In Italy, Vodafone has chosen live mobile television using the Nokia-backed DVB-H (digital video broadcasting handheld), a technology that Viviane Reding, the European Telecoms Commissioner, has said should become the European standard.
Ofcom disagrees and has a technology-neutral stance to spectrum. UK options are, therefore, still open.
Of the four technologies available, Orange and T-Mobile have put their money on TDtv and this summer will start a pilot offering 24 television channels to several thousand people in West London. As partners, the two companies intend to share the cost of network rollout - estimated at hundreds of millions of pounds - and have invited the other networks to join them.
Jake Redford, the head of mobile TV at Orange, said: “We need to make this technology a success, and the only way to do that is to get the vast majority of operators to join.”
Analysts are sceptical. As one industry commentator put it, getting network operators to co-operate “is like herding cats”.
Next month's auction will be followed by two others that could also be applied to mobile TV - the 2.6 gigahertz spectrum, pencilled in for later this year, and the old analogue television spectrum, which is expected in spring next year and works with the DVB-H technology.
Moreover, the picture is complicated further by the varieties of technologies being developed. Other options are the DAB-based technology as used by BT and Virgin for their now-defunct BT Movio mobile TV service, which was withdrawn due to lack of demand, and Qualcomm's MediaFLO, which works well on the L-Band spectrum being auctioned by Ofcom next month.
At present mobile operators stream programmes over 3G, which can never be mass market because only a few people can use it in the same area before the network becomes congested.
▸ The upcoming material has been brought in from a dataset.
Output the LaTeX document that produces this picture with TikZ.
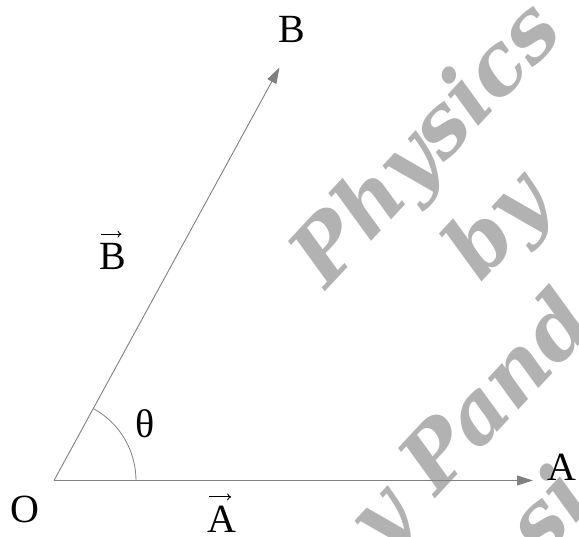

TDTV, on the other hand, is a broadcast technology.
The benefit of TDtv, developed by NextWave Wireless at its British unit in Wiltshire, is that it uses TDD, a small chunk of spectrum that four of the five operators (all except Vodafone) were given when they bought their share of the £22.5billion 3G spectrum in 2000. The downside is that TDD does not travel as well through walls as lower bandwidths, such as those used by analogue television, which is to end in 2012.
A further hurdle is getting the public to watch television on phones. Will Harris, of Enders Analysis, said: “We believe consumer demand for paid-for services is very limited.” A survey last year by Enders of more than 1,000 adults in Britain revealed that 79 per cent were “not at all” interested in paying £5 a month for mobile TV.
Advertising seems to be the obvious answer as to how operators will make any money from mobile TV. “It's a foundation for a very valuable advertising platform,” Phil Lehmann, senior product manager of T-Mobile's mobile TV division, said. “The Olympics will be to mobile TV what the Coronation was to television. It will be the point when people adopt a new technology.”